そしてダイヤモンドが12粒あればあたりまえだけどまばゆいのよ。12人(+ミュージシャン)あつまるととんでもなくまばゆい。それが上演時間中ずっと続く。
12人が一体となって歌い踊る迫力はやっぱりスターだからこそのものだと思う。これだけのスターが声を合わせることによる価値は確実にある。

そのうえで、ブロードウェイ同様、プリンシパル常連ではないキャストによるカムフロムアウェイも観たいと思う。
キャスト発表時になぜあれほどブーブー言うひとたちがいたのか、ようやくわかった。

わたしは完全なる「役者目当て」の観客でして、どれぐらいかと言えば大っ嫌いな作品であるロミジュリを伊藤あさひのマキューシオ目当てでチケット取ったぐらいなんだけど、もし12人全員知らない役者が演じることになってもきっと観ると思う。それぐらいこの「作品」が良いし、「役者」に対する視点を取っ払ったほうがより深く物語を摂取できるだろうから。

9.11というまだ記憶がしっかりのこってる史実、画面越しとはいえ自分の目でみた出来事の話だし、飛行機の乗客のなかには「動物」もいて(その話もひとつの軸となる)、となると今年のお正月にあった飛行機事故も思いださずにはいられなかったけど、でも優しいのよ。
それぞれの目的地に向かっているはずの飛行機が、突如ニューファンドランドの空港に着陸することになり、なにもわからない、なにも知らされないままどこだかわからない場所に運ばれる乗客と、突如住民の数と同じぐらいの乗客を受け入れることになったガンダーの人々との交流を描いた5日間の物語はとにかく優しい。
人種が違えば宗教も違う乗客たちにはいろんな思いがあって、でもガンダーのひとたちはできる限り寄り添い尽くそうとする。これが実話だっていうんだもん、すごいよなあ。
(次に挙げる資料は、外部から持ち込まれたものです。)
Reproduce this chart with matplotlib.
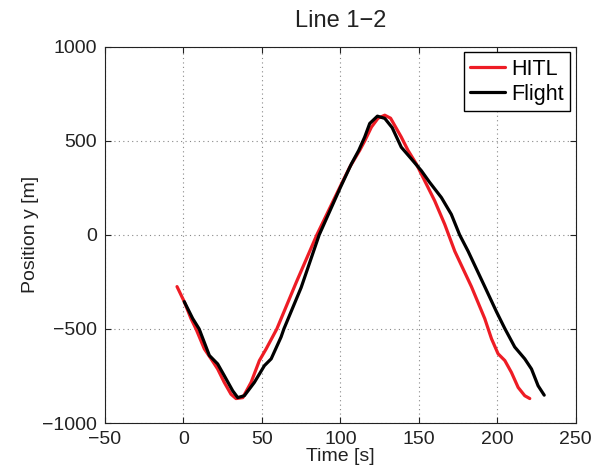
import matplotlib
matplotlib.use("Agg")
import matplotlib.pyplot as plt

# HITL (red) series
hitl_t = [-4.1, 0.5, 4.8, 8, 13.3, 17.6, 21.8, 26, 30.3, 33.5, 37.8, 43.1,
          48.4, 52.7, 59.5, 72, 85, 99.6, 105.9, 112.3, 115.5, 119.8, 124,
          128.3, 132, 138.8, 143.1, 148.4, 153.7, 160.1, 166.5, 172.9, 183.5,
          192, 196.3, 200.5, 204.8, 209, 213.3, 217.5, 220.7]
hitl_y = [-275, -355, -445, -500, -606, -659, -713, -784, -847, -870, -865,
          -784, -668, -606, -500, -250, 0, 252, 359, 449, 499, 573, 620, 636,
          620, 520, 449, 377, 288, 181, 56, -87, -275, -445, -552, -632,
          -668, -731, -811, -855, -870]

# Flight (black) series
flight_t = [0.5, 5.9, 10, 16.5, 21.8, 26, 31.4, 34.6, 38.8, 45.2, 51.6, 55.9,
            62.2, 64, 75, 86.5, 100, 107, 111.7, 115.5, 118.7, 123.6, 128.3,
            133, 138.8, 145.2, 151.6, 156.9, 164.4, 170.7, 176, 181.4, 192,
            199.5, 204.8, 211.1, 217.5, 221.8, 226, 229.9]
flight_y = [-355, -445, -500, -641, -686, -748, -829, -865, -855, -784, -695,
            -659, -543, -500, -280, 0, 252, 377, 449, 520, 592, 631, 619, 570,
            466, 404, 341, 279, 198, 109, 0, -87, -275, -409, -498, -596,
            -659, -713, -802, -852]

x_ticks = [-50, 0, 50, 100, 150, 200, 250]
y_ticks = [-1000, -500, 0, 500, 1000]

plt.rcParams['font.family'] = ['Liberation Sans', 'DejaVu Sans']
fig = plt.figure(figsize=(6.01, 4.71), dpi=100)
ax = fig.add_axes([0.1747, 0.1019, 0.958 - 0.1747, 0.9008 - 0.1019])

ax.plot(hitl_t, hitl_y, color='#ee1c25', lw=2.3, label='HITL',
        solid_joinstyle='round', solid_capstyle='round')
ax.plot(flight_t, flight_y, color='black', lw=2.3, label='Flight',
        solid_joinstyle='round', solid_capstyle='round')

ax.set_xlim(-50, 250)
ax.set_ylim(-1000, 1000)
ax.set_xticks(x_ticks)
ax.set_yticks(y_ticks)
ax.tick_params(direction='in', length=4, width=0.8, labelsize=14,
               top=True, right=True, pad=6, colors='#222222')
ax.grid(True, color='#888888', linestyle=(0, (1, 3)), linewidth=0.8)
for s in ax.spines.values():
    s.set_linewidth(0.8)
    s.set_color('#222222')

ax.set_xlabel('Time [s]', fontsize=14, labelpad=0, color='#222222')
ax.set_ylabel('Position y [m]', fontsize=14, labelpad=2, color='#222222')
ax.set_title('Line 1−2', fontsize=17, pad=14, color='#222222')

leg = ax.legend(loc='upper right', fontsize=15.5, fancybox=False,
                framealpha=1, edgecolor='black', borderaxespad=0.25,
                handlelength=1.6, handletextpad=0.3, borderpad=0.3,
                labelspacing=0.2)
leg.get_frame().set_linewidth(1.0)

fig.savefig('out.png', dpi=100)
言葉がわからない相手に対して「聖書」は同じだと、「思い煩うことなかれ」の一文を指して相手と共有する、それがお互いの共通言語の始まりとなったという場面に感動する一方で、中東系の乗客は戒律を破らせてでも執拗なボディチェックをするという描写があって、脚本に込められているのであろう「多様性」を日本人のわたしがしっかり理解できたとはとても言えないけど、元の場所へ帰っていく乗客たちの感謝に応える「同じ立場になったらあなたも同じことをしたでしょう」というガンダーの住民たちの言葉は胸にぶっ刺さりましたわ。
とっさのとき誰かのために動ける人間でありたいよな(一番グッときたのはトイレ掃除の手が足りないとなって乗客にボランティアを頼むんだけどみんな聞こえないフリをする中で衛生状態を整えることがいかに大切なのかを誰よりも知ってるからと心臓外科医チームが掃除を買って出てくれたというエピソード。白衣に赤いビニール手袋のドクター集団かっこよすぎだろ!)。


とか言いつつ一番記憶にのこってるのは田代万里生の「卑猥な秘書」という自己紹介だけどw。なんだそのパワーワードw。